Zunächst muss man sagen, dass diese beiden Fälle eine absolute Ausnahme darstellen. Aber auch wenn solche extremen Fälle äußerst selten sind, kann es bei Zwangsvollstreckungen grundsätzlich zu schwierigen Situationen kommen. Die Maßnahme ist nun einmal die ultima ratio und greift stark ins persönliche Leben der Schuldner ein. Da spielen Emotionen mit, die die Gewaltbereitschaft deutlich erhöhen können. Deshalb birgt der Beruf grundsätzlich ein Gefährdungspotential - und da bleibt immer ein gewisses Restrisiko.
Haben Fälle von Gewaltbereitschaft zugenommen?
In den letzten 10 bis 15 Jahren lässt sich zwar keine konkrete Tendenz erkennen, dass Gerichtsvollzieher mit mehr Gewalt konfrontiert werden. Die Hemmschwelle für Anfeindungen ist aber sicherlich gesunken, man hat heute weniger Respekt vor Amtspersonen.
Ist der Beruf schwieriger geworden?
Ja, die Anforderungen sind höher als noch vor 20 Jahren. Zum einen haben es die Beamten heute mit vielen verschiedenen Nationalitäten und damit auch Sprachen zu tun, zum anderen arbeiten sie oft auch in sozialen Brennpunkten.
Müssten Sie dann nicht anders ausgebildet werden?
Sie werden zum Beispiel psychologisch geschult, man hat durchaus auf die veränderte Situation reagiert in den letzten Jahren.
Wie sieht es mit Polizeischutz aus - wäre eine prinzipielle Begleitung wünschenswert?
Nein. Das wäre nicht nur eine Überreaktion, sondern auch technisch und personell überhaupt nicht umsetzbar. Grundsätzlich steht den Gerichtsvollziehern immer frei, polizeiliche Begleitung hinzuzuziehen, wenn der Verdacht einer Gefahr begründet ist. In schwierigen Fällen wird deshalb immer die Polizei dabei sein. Bloß sollte man auch bedenken, dass der Anblick einer Polizeiuniform in solchen Situationen die Gewaltbereitschaft sogar noch erhöhen kann.
Wäre statt einer dauerhaften Polizeibegleitung auch eine Bewaffnung denkbar?
Eine dauerhafte und zwingend angeordnete Bewaffnung im Sinne des ständigen Tragens einer Waffe ist wohl nicht möglich und wäre überzogen.
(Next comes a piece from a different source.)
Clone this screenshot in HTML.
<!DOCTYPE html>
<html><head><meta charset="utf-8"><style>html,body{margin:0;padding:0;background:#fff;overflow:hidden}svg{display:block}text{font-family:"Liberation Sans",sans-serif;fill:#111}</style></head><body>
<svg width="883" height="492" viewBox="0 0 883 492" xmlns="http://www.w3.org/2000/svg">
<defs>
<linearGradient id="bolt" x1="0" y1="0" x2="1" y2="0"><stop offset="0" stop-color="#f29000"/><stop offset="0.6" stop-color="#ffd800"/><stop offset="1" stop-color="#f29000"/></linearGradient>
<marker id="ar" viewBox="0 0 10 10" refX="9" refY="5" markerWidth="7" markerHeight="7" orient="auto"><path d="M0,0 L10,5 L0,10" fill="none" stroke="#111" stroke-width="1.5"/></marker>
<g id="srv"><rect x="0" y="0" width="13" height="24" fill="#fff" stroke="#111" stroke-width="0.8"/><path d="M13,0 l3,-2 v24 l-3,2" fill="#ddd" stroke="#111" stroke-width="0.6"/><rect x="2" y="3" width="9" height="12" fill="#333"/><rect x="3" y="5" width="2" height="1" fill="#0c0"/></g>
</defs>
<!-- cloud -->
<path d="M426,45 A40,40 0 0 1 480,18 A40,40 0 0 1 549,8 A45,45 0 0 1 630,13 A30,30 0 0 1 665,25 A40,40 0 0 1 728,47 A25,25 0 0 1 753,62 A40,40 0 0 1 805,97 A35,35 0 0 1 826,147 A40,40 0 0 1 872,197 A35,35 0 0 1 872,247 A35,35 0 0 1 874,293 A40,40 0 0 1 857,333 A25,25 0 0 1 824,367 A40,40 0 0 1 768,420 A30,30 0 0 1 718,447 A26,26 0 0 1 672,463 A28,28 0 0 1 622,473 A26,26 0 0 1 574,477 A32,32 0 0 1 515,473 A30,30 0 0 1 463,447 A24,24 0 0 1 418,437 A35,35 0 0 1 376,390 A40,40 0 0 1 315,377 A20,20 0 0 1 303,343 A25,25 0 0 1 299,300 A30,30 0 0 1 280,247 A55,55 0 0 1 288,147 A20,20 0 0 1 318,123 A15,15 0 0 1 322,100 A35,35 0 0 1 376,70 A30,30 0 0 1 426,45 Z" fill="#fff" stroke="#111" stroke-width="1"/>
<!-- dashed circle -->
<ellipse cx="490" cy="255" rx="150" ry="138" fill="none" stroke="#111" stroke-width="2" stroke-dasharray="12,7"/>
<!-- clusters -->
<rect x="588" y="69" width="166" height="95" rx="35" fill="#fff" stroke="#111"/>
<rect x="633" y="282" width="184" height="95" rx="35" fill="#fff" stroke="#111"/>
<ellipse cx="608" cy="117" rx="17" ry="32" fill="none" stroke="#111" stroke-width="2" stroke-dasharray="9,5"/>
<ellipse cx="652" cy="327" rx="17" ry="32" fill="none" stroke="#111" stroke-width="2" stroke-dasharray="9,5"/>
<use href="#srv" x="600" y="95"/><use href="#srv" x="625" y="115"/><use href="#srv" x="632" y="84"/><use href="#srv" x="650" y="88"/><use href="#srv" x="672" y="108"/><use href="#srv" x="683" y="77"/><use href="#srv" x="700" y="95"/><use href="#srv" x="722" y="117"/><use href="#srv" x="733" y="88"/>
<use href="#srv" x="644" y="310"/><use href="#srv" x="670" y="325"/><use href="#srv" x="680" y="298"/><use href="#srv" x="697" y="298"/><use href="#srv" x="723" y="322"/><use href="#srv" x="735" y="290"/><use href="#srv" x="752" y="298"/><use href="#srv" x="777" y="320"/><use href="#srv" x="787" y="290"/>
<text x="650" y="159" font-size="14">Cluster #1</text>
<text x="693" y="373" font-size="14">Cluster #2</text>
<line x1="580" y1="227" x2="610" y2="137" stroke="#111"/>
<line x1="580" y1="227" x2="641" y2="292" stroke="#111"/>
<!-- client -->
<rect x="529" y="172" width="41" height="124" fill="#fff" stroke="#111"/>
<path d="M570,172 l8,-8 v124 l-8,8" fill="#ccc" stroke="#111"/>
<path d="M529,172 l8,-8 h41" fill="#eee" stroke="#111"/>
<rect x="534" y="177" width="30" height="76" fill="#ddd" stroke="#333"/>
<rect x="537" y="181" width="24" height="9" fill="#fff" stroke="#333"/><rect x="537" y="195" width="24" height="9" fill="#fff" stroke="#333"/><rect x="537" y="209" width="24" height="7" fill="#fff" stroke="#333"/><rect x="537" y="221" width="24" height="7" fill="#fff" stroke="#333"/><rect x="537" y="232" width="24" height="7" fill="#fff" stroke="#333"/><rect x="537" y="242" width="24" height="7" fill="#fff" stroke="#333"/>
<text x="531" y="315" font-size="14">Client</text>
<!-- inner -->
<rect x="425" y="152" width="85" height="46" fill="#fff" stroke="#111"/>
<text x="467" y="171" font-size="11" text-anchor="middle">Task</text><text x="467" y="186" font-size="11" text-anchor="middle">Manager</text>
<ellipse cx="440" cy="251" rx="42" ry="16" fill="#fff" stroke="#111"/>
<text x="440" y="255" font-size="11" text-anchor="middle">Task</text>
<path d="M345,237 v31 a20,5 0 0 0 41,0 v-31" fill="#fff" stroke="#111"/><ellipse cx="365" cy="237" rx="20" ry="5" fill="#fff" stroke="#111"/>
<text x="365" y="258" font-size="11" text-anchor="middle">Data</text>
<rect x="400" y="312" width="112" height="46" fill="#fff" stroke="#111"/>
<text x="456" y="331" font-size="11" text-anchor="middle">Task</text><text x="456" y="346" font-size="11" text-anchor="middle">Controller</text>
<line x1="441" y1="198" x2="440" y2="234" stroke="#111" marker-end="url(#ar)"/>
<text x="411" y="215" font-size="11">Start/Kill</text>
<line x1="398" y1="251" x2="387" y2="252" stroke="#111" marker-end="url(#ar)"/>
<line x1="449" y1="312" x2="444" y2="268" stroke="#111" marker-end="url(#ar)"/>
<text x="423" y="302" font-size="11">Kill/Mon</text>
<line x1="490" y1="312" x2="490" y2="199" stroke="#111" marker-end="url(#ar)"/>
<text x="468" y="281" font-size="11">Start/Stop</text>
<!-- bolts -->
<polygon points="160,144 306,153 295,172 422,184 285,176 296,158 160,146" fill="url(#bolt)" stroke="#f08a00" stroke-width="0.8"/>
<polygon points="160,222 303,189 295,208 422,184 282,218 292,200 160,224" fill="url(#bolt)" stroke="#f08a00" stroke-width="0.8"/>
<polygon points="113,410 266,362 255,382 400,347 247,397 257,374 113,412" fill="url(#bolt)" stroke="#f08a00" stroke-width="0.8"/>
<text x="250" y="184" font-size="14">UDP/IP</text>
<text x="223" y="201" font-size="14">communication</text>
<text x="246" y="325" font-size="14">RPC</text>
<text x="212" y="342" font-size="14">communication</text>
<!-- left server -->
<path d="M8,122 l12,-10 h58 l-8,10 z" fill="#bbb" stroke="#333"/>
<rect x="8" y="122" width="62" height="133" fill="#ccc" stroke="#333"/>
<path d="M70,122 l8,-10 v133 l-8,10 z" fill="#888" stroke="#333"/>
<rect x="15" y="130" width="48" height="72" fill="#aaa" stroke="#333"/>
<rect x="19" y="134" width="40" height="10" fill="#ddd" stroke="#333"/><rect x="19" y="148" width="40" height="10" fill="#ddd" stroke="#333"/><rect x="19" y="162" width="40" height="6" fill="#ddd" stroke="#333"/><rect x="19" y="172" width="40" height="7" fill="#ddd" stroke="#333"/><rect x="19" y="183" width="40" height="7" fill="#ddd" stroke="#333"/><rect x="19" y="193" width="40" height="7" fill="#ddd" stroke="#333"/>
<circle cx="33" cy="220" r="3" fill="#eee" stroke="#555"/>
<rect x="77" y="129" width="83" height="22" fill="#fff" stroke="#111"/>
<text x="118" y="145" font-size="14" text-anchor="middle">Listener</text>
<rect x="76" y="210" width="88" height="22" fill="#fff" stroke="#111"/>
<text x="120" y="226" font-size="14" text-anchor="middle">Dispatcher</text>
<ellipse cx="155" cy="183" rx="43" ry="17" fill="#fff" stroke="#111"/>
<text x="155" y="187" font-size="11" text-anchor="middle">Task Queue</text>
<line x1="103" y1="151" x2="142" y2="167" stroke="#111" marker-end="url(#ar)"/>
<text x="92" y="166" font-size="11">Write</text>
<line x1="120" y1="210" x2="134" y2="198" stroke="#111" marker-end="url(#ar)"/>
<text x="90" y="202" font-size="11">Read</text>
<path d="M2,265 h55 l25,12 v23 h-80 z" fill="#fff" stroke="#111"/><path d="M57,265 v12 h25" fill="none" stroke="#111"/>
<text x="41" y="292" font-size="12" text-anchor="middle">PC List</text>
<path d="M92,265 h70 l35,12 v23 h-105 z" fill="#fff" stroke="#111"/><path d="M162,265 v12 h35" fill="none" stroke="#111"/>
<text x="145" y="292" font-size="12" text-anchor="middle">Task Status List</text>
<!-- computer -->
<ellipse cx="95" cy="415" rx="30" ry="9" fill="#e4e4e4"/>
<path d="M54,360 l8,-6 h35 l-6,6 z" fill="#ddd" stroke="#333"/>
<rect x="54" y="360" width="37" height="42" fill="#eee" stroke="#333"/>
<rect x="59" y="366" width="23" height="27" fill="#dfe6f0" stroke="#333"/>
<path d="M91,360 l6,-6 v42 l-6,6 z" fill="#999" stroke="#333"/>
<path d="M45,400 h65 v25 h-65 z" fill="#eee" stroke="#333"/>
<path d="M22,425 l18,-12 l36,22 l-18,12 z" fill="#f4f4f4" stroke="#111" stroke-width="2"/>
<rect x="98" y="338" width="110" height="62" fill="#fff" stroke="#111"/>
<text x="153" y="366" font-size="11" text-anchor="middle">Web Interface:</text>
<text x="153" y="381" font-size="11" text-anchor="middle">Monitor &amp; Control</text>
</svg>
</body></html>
Aber jeder Kollege, der sich gefährdet fühlt, sollte in begründeten Fällen eine Berechtigung zum dienstlichen Führen einer Waffe erhalten. Zudem sollte generell das polizeiliche Pfefferspray genehmigt werden.
Haben Sie von Kollegen gehört, die schon lange Angst vor solchen Terminen haben?
Ja, natürlich haben viele Kollegen gerade nach solchen Ereignissen ein mulmiges Gefühl oder spüren eine gewisse Verunsicherung. Aber letztendlich ist sich jeder des Restrisikos dieser Tätigkeit bewusst - sonst könnte man den Beruf gar nicht ausüben.